Now, here’s how this ties back to dating advice (I promise, I’ll get there). That evening wasn’t magical because Maya and I rode off into the sunset together. Spoiler alert: we didn’t. It was magical because it shook up my perspective.

We all like to think we know who we are. Growing up under Wyoming skies, I thought my identity was as sturdy as the mountains around me: rugged, dependable, predictably solid. Meeting Maya was one of those “cracked compass” moments that resets everything. I thought I knew where I was going in life, but that conversation pushed me to ask not just where I was going but why. Why was I stuck waiting on fate to drop a relationship into my lap? Why was I avoiding the risk of putting myself out there, flaws and all?

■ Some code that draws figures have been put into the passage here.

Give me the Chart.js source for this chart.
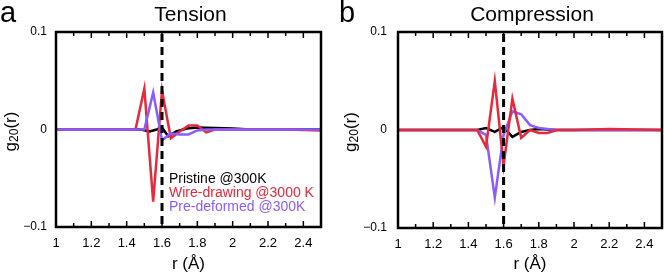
<!DOCTYPE html>
<html>
<head>
<meta charset="utf-8">
<script src="https://cdn.jsdelivr.net/npm/chart.js@4"></script>
<style>
  html, body { margin: 0; padding: 0; background: #fff; }
  #wrap { position: relative; width: 664px; height: 274px; }
  .panel { position: absolute; top: 0; width: 332px; height: 274px; }
</style>
</head>
<body>
<div id="wrap">
  <div class="panel" style="left:0"><canvas id="tension" width="332" height="274"></canvas></div>
  <div class="panel" style="left:332px"><canvas id="compression" width="332" height="274"></canvas></div>
</div>
<script>
// Values: r in Angstrom, g20(r)

// Tension panel
const tensionPristineR = [1.0, 1.48, 1.53, 1.57, 1.6, 1.635, 1.68, 1.74, 1.8, 2.0, 2.1, 2.5];
const tensionPristine  = [0, 0, -0.002, 0, 0.002, -0.007, -0.002, 0.001, 0.002, 0.001, 0, 0];
const tensionWireR = [1.0, 1.45, 1.5, 1.55, 1.6, 1.65, 1.7, 1.75, 1.8, 1.85, 1.9, 2.0, 2.3, 2.5];
const tensionWire  = [0, 0, 0.042, -0.074, 0.040, -0.009, -0.002, 0.004, 0.004, -0.003, 0, 0, 0, -0.001];
const tensionPreR = [1.0, 1.5, 1.55, 1.6, 1.65, 1.7, 1.75, 1.8, 1.85, 2.5];
const tensionPre  = [0, 0, 0.038, -0.011, -0.004, -0.005, -0.005, -0.001, 0, 0];

// Compression panel
const compPristineR = [1.0, 1.45, 1.5, 1.55, 1.6, 1.65, 1.7, 1.75, 1.8, 1.9, 2.5];
const compPristine  = [0, 0, 0.002, -0.002, 0.003, -0.007, -0.002, 0, 0.001, 0, 0];
const compPreR = [1.0, 1.45, 1.5, 1.55, 1.6, 1.65, 1.7, 1.75, 1.8, 1.85, 1.9, 2.5];
const compPre  = [0, 0, -0.005, -0.069, -0.005, 0.019, 0.016, 0.005, 0.002, 0.001, 0, 0];
const compWireR = [1.0, 1.45, 1.5, 1.55, 1.6, 1.65, 1.7, 1.75, 1.8, 1.85, 1.9, 2.0, 2.2, 2.5];
const compWire  = [0, 0, -0.017, 0.050, -0.036, 0.032, -0.008, 0, -0.003, -0.003, 0, 0, 0.001, 0];

// Axes
const xTicks = [1, 1.2, 1.4, 1.6, 1.8, 2, 2.2, 2.4];
const xMinorTicks = [1.1, 1.2, 1.3, 1.4, 1.5, 1.6, 1.7, 1.8, 1.9, 2.0, 2.1, 2.2, 2.3, 2.4];
const yTicks = [-0.1, 0, 0.1];
const markerR = 1.6;

const legendLabels = ['Pristine @300K', 'Wire-drawing @3000 K', 'Pre-deformed @300K'];

const BLACK = '#000000';
const RED = '#e8283c';
const PURPLE = '#8a5cff';
const FONT = "'Liberation Sans', Arial, sans-serif";

function pairs(rs, vs) {
    return rs.map((r, i) => ({ x: r, y: vs[i] }));
}

// order: lower number is drawn on top
function line(label, rs, vs, color, order) {
    return {
        label: label,
        data: pairs(rs, vs),
        borderColor: color,
        borderWidth: 2.5,
        pointRadius: 0,
        tension: 0,
        fill: false,
        order: order
    };
}

// "g" with subscript "20" then "(r)", centred on (0,0) in the current transform
function drawYTitle(ctx) {
    const big = '17px ' + FONT;
    const small = '12px ' + FONT;
    ctx.font = big;
    const wg = ctx.measureText('g').width;
    const wr = ctx.measureText('(r)').width;
    ctx.font = small;
    const ws = ctx.measureText('20').width;
    let x = -(wg + ws + wr) / 2;
    ctx.textAlign = 'left';
    ctx.font = big;
    ctx.fillText('g', x, 0);
    x += wg;
    ctx.font = small;
    ctx.fillText('20', x, 4);
    x += ws;
    ctx.font = big;
    ctx.fillText('(r)', x, 0);
}

// Draws frame, inward ticks, dashed marker and all the text
const decorPlugin = {
    id: 'decor',
    afterDatasetsDraw(chart, args, opts) {
        const ctx = chart.ctx;
        const a = chart.chartArea;
        const xs = chart.scales.x;

        ctx.save();
        // dashed vertical line
        const mx = xs.getPixelForValue(markerR);
        ctx.strokeStyle = BLACK;
        ctx.lineWidth = 3;
        ctx.setLineDash([8, 5]);
        ctx.beginPath();
        ctx.moveTo(mx, a.top + 2);
        ctx.lineTo(mx, a.bottom);
        ctx.stroke();
        ctx.setLineDash([]);

        // inward ticks top and bottom
        ctx.lineWidth = 1.5;
        xMinorTicks.forEach(v => {
            const px = xs.getPixelForValue(v);
            const len = xTicks.some(t => Math.abs(t - v) < 1e-6) ? 6 : 4;
            ctx.beginPath();
            ctx.moveTo(px, a.top);
            ctx.lineTo(px, a.top + len);
            ctx.moveTo(px, a.bottom);
            ctx.lineTo(px, a.bottom - len);
            ctx.stroke();
        });

        // frame
        ctx.lineWidth = 2.5;
        ctx.strokeRect(a.left, a.top, a.right - a.left, a.bottom - a.top);

        // panel letter and title
        ctx.fillStyle = BLACK;
        ctx.textBaseline = 'middle';
        ctx.textAlign = 'left';
        ctx.font = '29px ' + FONT;
        ctx.fillText(opts.letter, opts.letterX, 14);
        ctx.textAlign = 'center';
        ctx.font = '21px ' + FONT;
        ctx.fillText(opts.title, (a.left + a.right) / 2 + 2, 15);

        // x axis title
        ctx.font = '17px ' + FONT;
        ctx.fillText('r (Å)', (a.left + a.right) / 2, 264);

        // y axis title
        ctx.save();
        ctx.translate(opts.yTitleX, (a.top + a.bottom) / 2 + 2);
        ctx.rotate(-Math.PI / 2);
        drawYTitle(ctx);
        ctx.restore();

        // legend text (tension panel only)
        if (opts.legend) {
            const colors = [BLACK, RED, PURPLE];
            ctx.textAlign = 'left';
            ctx.font = '14px ' + FONT;
            legendLabels.forEach((t, i) => {
                ctx.fillStyle = colors[i];
                ctx.fillText(t, a.left + 113, 179 + i * 14.3);
            });
        }
        ctx.restore();
    }
};

function makeChart(id, datasets, o) {
    return new Chart(document.getElementById(id), {
        type: 'line',
        data: { datasets: datasets },
        plugins: [decorPlugin],
        options: {
            responsive: false,
            animation: false,
            layout: { padding: { top: 32, right: o.padRight, left: 0, bottom: 0 } },
            plugins: {
                legend: { display: false },
                tooltip: { enabled: false },
                decor: o
            },
            scales: {
                x: {
                    type: 'linear',
                    min: 1,
                    max: 2.5,
                    grid: { display: false, drawTicks: false },
                    border: { display: false },
                    afterFit: s => { s.height = o.xHeight; },
                    afterBuildTicks: s => { s.ticks = xTicks.map(v => ({ value: v })); },
                    ticks: {
                        padding: 9,
                        color: BLACK,
                        font: { family: FONT, size: 13 },
                        maxRotation: 0,
                        callback: v => String(Math.round(v * 10) / 10)
                    }
                },
                y: {
                    min: -0.1,
                    max: 0.1,
                    grid: { display: false, drawTicks: false },
                    border: { display: false },
                    afterFit: s => { s.width = o.yWidth; },
                    afterBuildTicks: s => { s.ticks = yTicks.map(v => ({ value: v })); },
                    ticks: {
                        padding: o.yPad,
                        color: BLACK,
                        font: { family: FONT, size: 12 },
                        callback: v => (v < 0 ? '−' : '') + String(Math.abs(Math.round(v * 10) / 10))
                    }
                }
            }
        }
    });
}

// tension: purple on top, then red, black underneath
makeChart('tension', [
    line(legendLabels[0], tensionPristineR, tensionPristine, BLACK, 3),
    line(legendLabels[1], tensionWireR, tensionWire, RED, 2),
    line(legendLabels[2], tensionPreR, tensionPre, PURPLE, 1)
], { letter: 'a', letterX: 0, title: 'Tension', yTitleX: 11, legend: true,
     padRight: 11, xHeight: 47, yWidth: 56, yPad: 9 });

// compression: red on top, then purple, black underneath
makeChart('compression', [
    line(legendLabels[0], compPristineR, compPristine, BLACK, 3),
    line(legendLabels[1], compWireR, compWire, RED, 1),
    line(legendLabels[2], compPreR, compPre, PURPLE, 2)
], { letter: 'b', letterX: 7, title: 'Compression', yTitleX: 19, legend: false,
     padRight: 2, xHeight: 46, yWidth: 66, yPad: 11 });
</script>
</body>
</html>
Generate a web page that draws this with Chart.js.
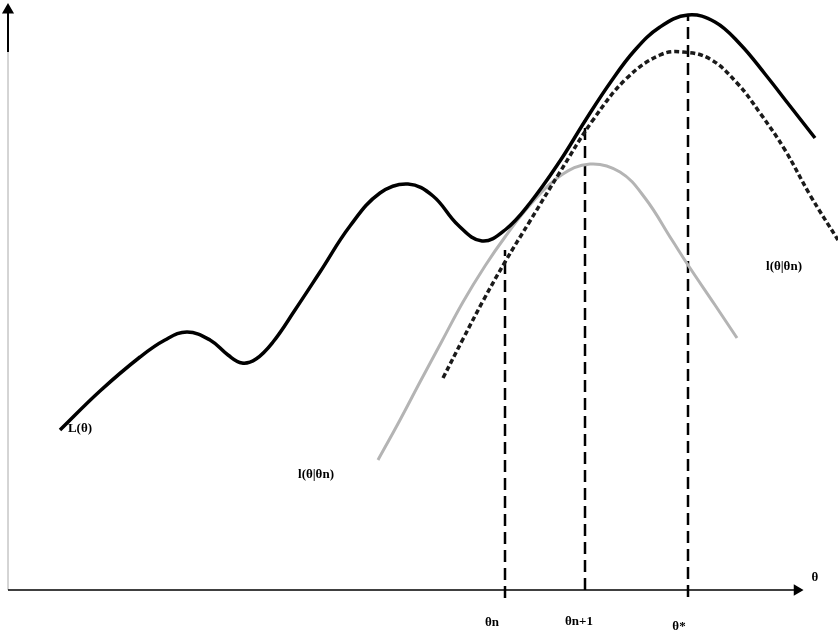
<!DOCTYPE html>
<html>
<head>
<meta charset="utf-8">
<script src="https://cdn.jsdelivr.net/npm/chart.js@4"></script>
<style>
  html, body { margin: 0; padding: 0; background: #fff; }
  #wrap { width: 838px; height: 635px; }
</style>
</head>
<body>
<div id="wrap"><canvas id="c"></canvas></div>
<script>
// L(theta), the observed likelihood (theta, value)
const thetaL = [60, 100, 140, 165, 187, 210, 228, 242, 256, 273, 295, 320, 350, 380, 408, 433, 458, 482, 505, 530, 560, 585, 610, 635, 660, 688, 715, 740, 765, 790, 815];
const valueL = [205, 244, 278, 295, 303, 295, 280, 272, 276, 293, 325, 363, 409, 442, 451, 439, 410, 394, 405, 432, 474, 514, 552, 585, 608, 620, 613, 591, 561, 529, 497];

// l(theta|theta_n+1), dashed lower bound
const thetaUpper = [443, 463, 483, 505, 530, 560, 593, 627, 660, 683, 710, 737, 760, 785, 810, 838];
const valueUpper = [257, 296, 334, 373, 414, 463, 515, 557, 580, 583, 576, 552, 522, 485, 440, 395];

// l(theta|theta_n), grey lower bound
const thetaLower = [378, 400, 420, 442, 463, 485, 505, 530, 560, 590, 620, 645, 672, 688, 715, 737];
const valueLower = [175, 215, 253, 294, 333, 369, 398, 430, 459, 471, 463, 437, 395, 370, 330, 297];

// iterates on the theta axis
const thetaN = 505, thetaN1 = 585, thetaStar = 688;
const topN = 385, topN1 = 515, topStar = 620;

const axisY = 45, axisX = 8;

const pts = (xs, ys) => xs.map((x, i) => ({ x, y: ys[i] }));

const labels = [
  { text: 'L(θ)', x: 80, y: 206 },
  { text: 'l(θ|θn)', x: 316, y: 160 },
  { text: 'l(θ|θn)', x: 784, y: 368 },
  { text: 'θ', x: 815, y: 57 },
  { text: 'θn', x: 492, y: 12 },
  { text: 'θn+1', x: 579, y: 13 },
  { text: 'θ*', x: 679, y: 8 },
];

const textPlugin = {
  id: 'texts',
  afterDatasetsDraw(chart) {
    const { ctx, scales } = chart;
    ctx.save();
    ctx.font = 'bold 13px "Liberation Serif"';
    ctx.fillStyle = '#000';
    ctx.textAlign = 'center';
    ctx.textBaseline = 'middle';
    labels.forEach(l => {
      ctx.fillText(l.text, scales.x.getPixelForValue(l.x), scales.y.getPixelForValue(l.y));
    });
    ctx.restore();
  },
};

const curve = (xs, ys, extra) => Object.assign({
  data: pts(xs, ys),
  tension: 0.4,
  pointRadius: 0,
  showLine: true,
}, extra);

const vline = (x, top, bottom) => ({
  data: [{ x, y: bottom }, { x, y: top }],
  borderColor: '#000',
  borderWidth: 2.5,
  borderDash: [12, 6],
  pointRadius: 0,
  showLine: true,
});

new Chart(document.getElementById('c'), {
  type: 'scatter',
  data: {
    datasets: [
      curve(thetaL, valueL, { borderColor: '#000', borderWidth: 3.5 }),
      curve(thetaUpper, valueUpper, { borderColor: '#1a1a1a', borderWidth: 3.5, borderDash: [5, 3] }),
      curve(thetaLower, valueLower, { borderColor: '#b4b4b4', borderWidth: 3 }),
      vline(thetaN, topN, 37),
      vline(thetaN1, topN1, axisY),
      vline(thetaStar, topStar, 38),
      // x axis with arrow
      {
        data: [{ x: axisX, y: axisY }, { x: 797, y: axisY }],
        borderColor: '#000',
        borderWidth: 1.5,
        pointRadius: [0, 5],
        pointStyle: 'triangle',
        rotation: 90,
        pointBackgroundColor: '#000',
        pointBorderColor: '#000',
        showLine: true,
      },
      // y axis, grey lower part
      {
        data: [{ x: axisX, y: axisY }, { x: axisX, y: 583 }],
        borderColor: '#aaa',
        borderWidth: 1,
        pointRadius: 0,
        showLine: true,
      },
      // y axis, black upper part with arrow
      {
        data: [{ x: axisX, y: 583 }, { x: axisX, y: 625 }],
        borderColor: '#000',
        borderWidth: 2,
        pointRadius: [0, 5],
        pointStyle: 'triangle',
        pointBackgroundColor: '#000',
        pointBorderColor: '#000',
        showLine: true,
      },
    ],
  },
  options: {
    responsive: true,
    maintainAspectRatio: false,
    animation: false,
    layout: { padding: 0, autoPadding: false },
    plugins: {
      legend: { display: false },
      tooltip: { enabled: false },
    },
    scales: {
      x: { type: 'linear', min: 0, max: 838, display: false },
      y: { type: 'linear', min: 0, max: 635, display: false },
    },
  },
  plugins: [textPlugin],
});
</script>
</body>
</html>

Maya and I exchanged numbers, but true to her wandering heart, she was halfway to Patagonia within weeks. We kept in touch for a while, but eventually, life moved us in different directions. Still, that encounter lit a spark in me I couldn’t ignore. It set me on a mission not to just find connection but to unearth myself along the way. And like tracking bison in the wrong boots, that journey wasn’t exactly graceful. But, hey, I learned some valuable lessons—even if a few came at the expense of my dignity.

Lessons from the Wilds of Online Dating

If you were hoping this is where I’d tell you I met my soulmate on the trail the next week, sorry to disappoint. What actually happened was a series of digital disasters: me fumbling my way through online dating apps, trying to figure out how in the world to make sense to someone via a handful of pictures and cringey bios. (“Lover of sunsets. Also certain I could survive a bear encounter. Interested in proving both theories.” Yeah, that wasn’t cute.)

But here’s where the cowboy-turned-hopeless-romantic in me is gonna dish some advice that works offline and online:

1. Put Your Real Self Front-and-Center

Think of your dating profile as a trail map for potential connections. Clear, honest, and maybe a little adventurous? That’s what hooks someone—and not just anyone, but your someone. Post the picture of you while hiking, if that’s who you are, but skip the generic waterfall shot we’ve all seen before. Be specific: “Can spot a coyote from half a mile away but still can’t fold a fitted sheet” is way more relatable. Trust me, quirks are cool.

2. Tell Stories, Not Résumés

Everyone loves a good story. Instead of rattling off your hobbies like a high school extracurriculars list, choose a snippet of life they won’t forget: “The first time I moved a moose out of a tourist-filled parking lot …” or “That time I accidentally packed cat food instead of tuna on a seven-day trek.” Stories carry your voice, your humor, and your humanity.

3. Mind Your Messaging

If you’re sliding into someone’s DMs (or swipes, or whatever we’re calling it these days), be curious but intentional. You don’t have to write an essay (please don’t), but “Hey, I noticed you’re into bluegrass too—got any favorite banjo riffs?” is roughly 1,000 percent more effective than “So … how’s life?”

4. Bring Playfulness to the Serious Stuff

Yes, relationships take work, but they’re also supposed to be fun. Look for ways to keep things light, even when navigating heavier moments. A shared laugh can level mountains of tension.

Lasting Takeaways from an Unexpected Moment

The truth is, I don’t know what would’ve happened if I hadn’t attended that open house all those years ago. Maybe I’d still be stumbling my way through singlehood, waiting for life to give me permission to prioritize connection. Or maybe I’d still be avoiding the vulnerability of putting myself out there, even when the view’s better with someone by your side.

What I do know is that sometimes, life gives you these little flashes of clarity—the type that makes you sit up and say: “Yep, this is what matters.” Maybe you’ll find it on a trail, in a conversation, or during a swipe session on Bumble. The location doesn’t matter. What happens after does.

So go ahead: crack open that compass. Rewrite your trail map. Don’t wait for cornbread-flirting fate to call the shots because that brand of courage Maya stirred in me? It’s just as alive in you.

And remember: even in the wilderness—literal or emotional—you’re never as lost as you think.